Monday, September 14, 2015

Orson Scott Card's Shadow of the Hegemon: A Book Review



Shadow of the Hegemon picks up on earth not long after the events of both Ender’s Shadow and Ender’s Game have come to a conclusion. This text follows Bean as he quests to find a place in this new world, but more specifically as he quests to better his arch nemesis Achilles, who has escaped from a mental institution and enamored world power Russia, and save his battle school comrades from the villain’s clutches before Achilles can take over the world. Further, Bean feels the constant pursuit of father time, for his life will end at only twenty or so years as his genetic anomaly takes over.

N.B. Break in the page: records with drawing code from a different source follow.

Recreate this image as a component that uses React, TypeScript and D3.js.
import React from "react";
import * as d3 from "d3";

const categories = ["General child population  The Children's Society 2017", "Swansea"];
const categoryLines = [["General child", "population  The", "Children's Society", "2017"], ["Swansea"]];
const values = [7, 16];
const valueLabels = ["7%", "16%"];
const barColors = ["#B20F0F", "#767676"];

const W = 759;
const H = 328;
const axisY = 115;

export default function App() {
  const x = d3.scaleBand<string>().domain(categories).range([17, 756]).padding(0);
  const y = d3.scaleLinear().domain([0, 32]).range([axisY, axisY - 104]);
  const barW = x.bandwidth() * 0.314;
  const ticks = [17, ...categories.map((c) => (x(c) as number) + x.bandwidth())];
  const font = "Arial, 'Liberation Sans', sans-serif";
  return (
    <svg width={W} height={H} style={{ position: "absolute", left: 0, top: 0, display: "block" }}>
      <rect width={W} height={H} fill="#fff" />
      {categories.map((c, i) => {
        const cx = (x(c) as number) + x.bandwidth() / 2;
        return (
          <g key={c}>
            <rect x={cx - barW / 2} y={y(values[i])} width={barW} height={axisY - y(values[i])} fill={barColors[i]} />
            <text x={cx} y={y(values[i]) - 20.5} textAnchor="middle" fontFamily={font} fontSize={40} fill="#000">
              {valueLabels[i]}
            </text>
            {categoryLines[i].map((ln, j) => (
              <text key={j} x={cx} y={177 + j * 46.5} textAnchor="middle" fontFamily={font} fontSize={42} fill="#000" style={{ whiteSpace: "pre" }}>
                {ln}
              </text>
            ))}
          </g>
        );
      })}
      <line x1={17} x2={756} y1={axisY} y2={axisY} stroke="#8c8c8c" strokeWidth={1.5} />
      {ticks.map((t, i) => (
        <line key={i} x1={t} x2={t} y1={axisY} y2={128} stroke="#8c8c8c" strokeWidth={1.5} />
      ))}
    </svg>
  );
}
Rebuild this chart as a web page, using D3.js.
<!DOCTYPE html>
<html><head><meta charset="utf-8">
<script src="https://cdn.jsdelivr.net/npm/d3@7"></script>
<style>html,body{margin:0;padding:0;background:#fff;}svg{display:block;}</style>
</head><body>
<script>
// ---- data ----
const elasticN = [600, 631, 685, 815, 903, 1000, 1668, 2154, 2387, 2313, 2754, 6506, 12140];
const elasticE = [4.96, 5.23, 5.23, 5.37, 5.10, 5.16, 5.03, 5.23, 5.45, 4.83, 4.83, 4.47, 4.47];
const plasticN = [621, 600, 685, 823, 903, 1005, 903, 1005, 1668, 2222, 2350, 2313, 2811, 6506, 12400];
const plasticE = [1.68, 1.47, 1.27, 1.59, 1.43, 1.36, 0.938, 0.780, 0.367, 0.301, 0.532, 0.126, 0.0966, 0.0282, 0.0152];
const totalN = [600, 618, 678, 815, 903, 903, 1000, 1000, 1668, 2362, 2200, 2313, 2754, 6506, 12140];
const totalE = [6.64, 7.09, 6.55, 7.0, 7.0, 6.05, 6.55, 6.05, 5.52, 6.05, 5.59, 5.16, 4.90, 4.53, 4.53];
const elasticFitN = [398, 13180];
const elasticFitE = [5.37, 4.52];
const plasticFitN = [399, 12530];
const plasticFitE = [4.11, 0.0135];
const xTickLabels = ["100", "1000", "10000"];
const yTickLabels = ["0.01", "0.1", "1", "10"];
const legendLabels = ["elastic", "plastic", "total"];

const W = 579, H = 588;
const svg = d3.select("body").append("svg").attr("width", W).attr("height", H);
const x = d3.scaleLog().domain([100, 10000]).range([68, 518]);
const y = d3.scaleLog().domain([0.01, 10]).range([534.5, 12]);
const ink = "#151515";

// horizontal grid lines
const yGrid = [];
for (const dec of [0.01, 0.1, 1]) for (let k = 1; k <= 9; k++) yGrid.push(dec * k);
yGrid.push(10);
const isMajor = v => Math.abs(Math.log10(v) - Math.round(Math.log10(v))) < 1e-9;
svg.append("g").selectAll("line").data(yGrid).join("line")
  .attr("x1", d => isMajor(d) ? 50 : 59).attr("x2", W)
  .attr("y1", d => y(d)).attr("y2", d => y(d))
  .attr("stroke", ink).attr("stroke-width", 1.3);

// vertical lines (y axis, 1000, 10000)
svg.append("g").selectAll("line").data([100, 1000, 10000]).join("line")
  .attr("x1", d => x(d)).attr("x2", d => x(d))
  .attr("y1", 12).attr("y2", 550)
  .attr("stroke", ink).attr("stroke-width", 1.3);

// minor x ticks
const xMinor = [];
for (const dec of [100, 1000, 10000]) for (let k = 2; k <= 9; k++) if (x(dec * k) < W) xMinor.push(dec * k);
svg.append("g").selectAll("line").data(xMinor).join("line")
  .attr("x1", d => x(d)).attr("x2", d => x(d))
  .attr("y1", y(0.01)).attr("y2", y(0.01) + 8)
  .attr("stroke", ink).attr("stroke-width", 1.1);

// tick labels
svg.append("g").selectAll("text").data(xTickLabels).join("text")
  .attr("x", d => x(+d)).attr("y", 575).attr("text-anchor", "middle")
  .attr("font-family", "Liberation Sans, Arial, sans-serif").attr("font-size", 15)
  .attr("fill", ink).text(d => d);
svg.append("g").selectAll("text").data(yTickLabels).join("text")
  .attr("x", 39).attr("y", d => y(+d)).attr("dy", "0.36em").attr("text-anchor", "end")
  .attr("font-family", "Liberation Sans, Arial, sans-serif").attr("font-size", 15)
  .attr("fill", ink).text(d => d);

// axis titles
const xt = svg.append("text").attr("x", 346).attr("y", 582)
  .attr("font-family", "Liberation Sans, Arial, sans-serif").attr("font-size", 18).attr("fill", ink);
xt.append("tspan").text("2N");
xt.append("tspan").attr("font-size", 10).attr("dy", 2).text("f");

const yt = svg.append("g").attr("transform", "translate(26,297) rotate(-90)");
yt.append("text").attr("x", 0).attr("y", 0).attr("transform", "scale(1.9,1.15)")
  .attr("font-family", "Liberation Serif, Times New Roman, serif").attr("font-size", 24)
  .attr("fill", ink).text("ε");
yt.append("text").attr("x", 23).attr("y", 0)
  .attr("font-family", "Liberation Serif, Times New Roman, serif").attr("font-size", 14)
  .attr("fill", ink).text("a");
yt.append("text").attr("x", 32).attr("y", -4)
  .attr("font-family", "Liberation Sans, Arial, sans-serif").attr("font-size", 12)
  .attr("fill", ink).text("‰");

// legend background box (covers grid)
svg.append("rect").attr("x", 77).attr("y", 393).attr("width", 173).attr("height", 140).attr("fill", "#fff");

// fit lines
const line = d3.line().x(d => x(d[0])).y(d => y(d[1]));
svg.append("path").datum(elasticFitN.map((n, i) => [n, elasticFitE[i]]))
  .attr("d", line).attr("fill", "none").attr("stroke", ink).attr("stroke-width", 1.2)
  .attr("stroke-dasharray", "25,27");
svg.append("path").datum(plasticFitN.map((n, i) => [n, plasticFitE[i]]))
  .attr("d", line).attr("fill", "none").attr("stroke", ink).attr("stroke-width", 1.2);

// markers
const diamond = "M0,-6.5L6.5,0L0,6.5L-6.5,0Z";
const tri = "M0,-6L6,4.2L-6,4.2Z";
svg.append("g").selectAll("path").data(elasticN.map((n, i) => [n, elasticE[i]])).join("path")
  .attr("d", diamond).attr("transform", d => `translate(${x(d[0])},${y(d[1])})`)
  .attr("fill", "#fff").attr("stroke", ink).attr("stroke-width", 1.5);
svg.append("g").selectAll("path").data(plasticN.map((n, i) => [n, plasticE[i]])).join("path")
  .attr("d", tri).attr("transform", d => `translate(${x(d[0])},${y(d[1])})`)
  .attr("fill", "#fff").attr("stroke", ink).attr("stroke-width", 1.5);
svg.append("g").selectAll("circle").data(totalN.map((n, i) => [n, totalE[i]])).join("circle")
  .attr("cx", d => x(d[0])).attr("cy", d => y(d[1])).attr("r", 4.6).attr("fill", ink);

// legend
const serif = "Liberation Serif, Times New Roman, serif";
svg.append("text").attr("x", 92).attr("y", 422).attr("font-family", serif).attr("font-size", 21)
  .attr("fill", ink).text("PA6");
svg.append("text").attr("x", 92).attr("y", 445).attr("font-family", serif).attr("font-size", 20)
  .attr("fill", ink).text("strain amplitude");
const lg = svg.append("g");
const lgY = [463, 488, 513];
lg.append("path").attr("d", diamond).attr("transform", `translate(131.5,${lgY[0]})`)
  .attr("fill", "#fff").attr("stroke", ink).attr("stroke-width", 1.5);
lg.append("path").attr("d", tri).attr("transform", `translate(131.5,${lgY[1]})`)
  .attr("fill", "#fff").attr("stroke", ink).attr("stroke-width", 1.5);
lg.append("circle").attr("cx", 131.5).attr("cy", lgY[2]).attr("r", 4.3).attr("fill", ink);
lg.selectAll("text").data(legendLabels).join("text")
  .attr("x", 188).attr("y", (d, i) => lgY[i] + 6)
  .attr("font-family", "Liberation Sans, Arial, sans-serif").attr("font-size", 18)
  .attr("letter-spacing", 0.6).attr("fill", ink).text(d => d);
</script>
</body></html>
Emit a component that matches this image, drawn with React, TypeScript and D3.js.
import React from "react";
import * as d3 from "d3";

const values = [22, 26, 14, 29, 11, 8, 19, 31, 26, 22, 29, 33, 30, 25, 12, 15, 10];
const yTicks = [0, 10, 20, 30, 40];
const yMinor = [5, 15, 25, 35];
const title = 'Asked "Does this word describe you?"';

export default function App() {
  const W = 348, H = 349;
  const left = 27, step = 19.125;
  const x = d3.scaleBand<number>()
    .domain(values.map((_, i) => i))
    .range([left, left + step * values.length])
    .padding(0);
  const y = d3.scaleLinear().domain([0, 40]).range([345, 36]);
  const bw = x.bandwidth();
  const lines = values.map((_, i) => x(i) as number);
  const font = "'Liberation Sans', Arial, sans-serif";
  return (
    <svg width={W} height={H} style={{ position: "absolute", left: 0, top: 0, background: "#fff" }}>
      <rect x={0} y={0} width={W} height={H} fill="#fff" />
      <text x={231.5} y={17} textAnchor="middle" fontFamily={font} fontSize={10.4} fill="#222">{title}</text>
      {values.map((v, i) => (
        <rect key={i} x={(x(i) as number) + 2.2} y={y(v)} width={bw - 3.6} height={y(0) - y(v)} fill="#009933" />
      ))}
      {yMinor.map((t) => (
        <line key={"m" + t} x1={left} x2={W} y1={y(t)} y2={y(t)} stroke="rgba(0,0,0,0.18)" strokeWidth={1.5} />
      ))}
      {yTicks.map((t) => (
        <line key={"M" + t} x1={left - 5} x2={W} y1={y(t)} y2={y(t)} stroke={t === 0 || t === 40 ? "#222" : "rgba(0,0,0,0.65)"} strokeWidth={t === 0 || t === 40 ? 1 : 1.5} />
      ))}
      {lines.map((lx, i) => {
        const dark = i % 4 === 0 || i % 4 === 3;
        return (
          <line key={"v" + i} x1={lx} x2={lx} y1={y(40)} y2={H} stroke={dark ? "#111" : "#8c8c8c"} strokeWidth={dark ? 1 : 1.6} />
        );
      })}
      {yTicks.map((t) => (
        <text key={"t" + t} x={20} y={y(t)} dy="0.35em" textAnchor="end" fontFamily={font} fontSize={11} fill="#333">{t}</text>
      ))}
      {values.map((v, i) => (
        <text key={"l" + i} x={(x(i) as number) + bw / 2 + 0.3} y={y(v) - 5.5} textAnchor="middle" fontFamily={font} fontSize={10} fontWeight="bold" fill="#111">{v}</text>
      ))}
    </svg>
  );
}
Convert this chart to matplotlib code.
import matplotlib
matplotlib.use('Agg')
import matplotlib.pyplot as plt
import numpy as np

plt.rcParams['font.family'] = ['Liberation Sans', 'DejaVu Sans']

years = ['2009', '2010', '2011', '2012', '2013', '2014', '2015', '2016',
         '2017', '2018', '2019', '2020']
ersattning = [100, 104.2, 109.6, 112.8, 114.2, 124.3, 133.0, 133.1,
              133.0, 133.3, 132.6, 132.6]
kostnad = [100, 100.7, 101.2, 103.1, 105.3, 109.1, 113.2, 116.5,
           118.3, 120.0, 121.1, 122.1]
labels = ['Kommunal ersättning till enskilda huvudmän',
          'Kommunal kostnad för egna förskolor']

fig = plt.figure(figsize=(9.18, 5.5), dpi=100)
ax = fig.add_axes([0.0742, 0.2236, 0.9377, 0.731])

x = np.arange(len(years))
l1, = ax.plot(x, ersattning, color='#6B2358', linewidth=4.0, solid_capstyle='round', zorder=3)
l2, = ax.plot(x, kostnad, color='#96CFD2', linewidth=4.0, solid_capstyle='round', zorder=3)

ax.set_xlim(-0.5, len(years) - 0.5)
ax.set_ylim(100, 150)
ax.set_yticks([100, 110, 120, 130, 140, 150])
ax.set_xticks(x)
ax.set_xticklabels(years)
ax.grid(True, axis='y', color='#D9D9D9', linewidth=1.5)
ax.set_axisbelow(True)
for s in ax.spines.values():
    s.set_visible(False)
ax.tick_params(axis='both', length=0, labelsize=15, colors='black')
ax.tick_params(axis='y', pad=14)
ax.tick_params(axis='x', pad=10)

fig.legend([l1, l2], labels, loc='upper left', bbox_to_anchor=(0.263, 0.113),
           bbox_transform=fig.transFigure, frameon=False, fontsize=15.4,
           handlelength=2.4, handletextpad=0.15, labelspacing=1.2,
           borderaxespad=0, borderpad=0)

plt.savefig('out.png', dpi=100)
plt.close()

Playing out like a game of risk, the novel starts with a literal bang as Bean’s vacation home is bombed, and transforms into Bean’s almost inexplicable devotion to Petra, the only member of Ender’s jeesh to remain in Achilles’ clutches after escape attempts and releases. Unlink the other stories of the series, the novel is more of a spy novel, tackling espionage and world domination within the power vacuum the defeat of the Formics has created. Here world powers, no longer fearing for humanity’s existence, spring out on to the world’s stage, claiming battle school graduates as their strategists and seeking to renew age old struggles. At the outside, we see Peter Wiggin, who makes the moves to become the center of world power by occupying a position with none and seeking to establish the job’s relevance. To this plot line, that of rise of Peter, one almost wants more, to see the cogs and gears, to see what the one remaining Wiggin child can do.

While the novel’s pages turn, like the two books that will follow in the series, the story plays out for too long. There is only so much internal moaning and groaning of Bean that one needs. He is talented, interesting, and soon to be a giant, but the what happens after the war for humanity story is more political football than science fiction fodder. That is not to say that one cannot garner pleasure, but that Orson Scott Card could have condensed this tale and returned to chasing the stars, to settling the future.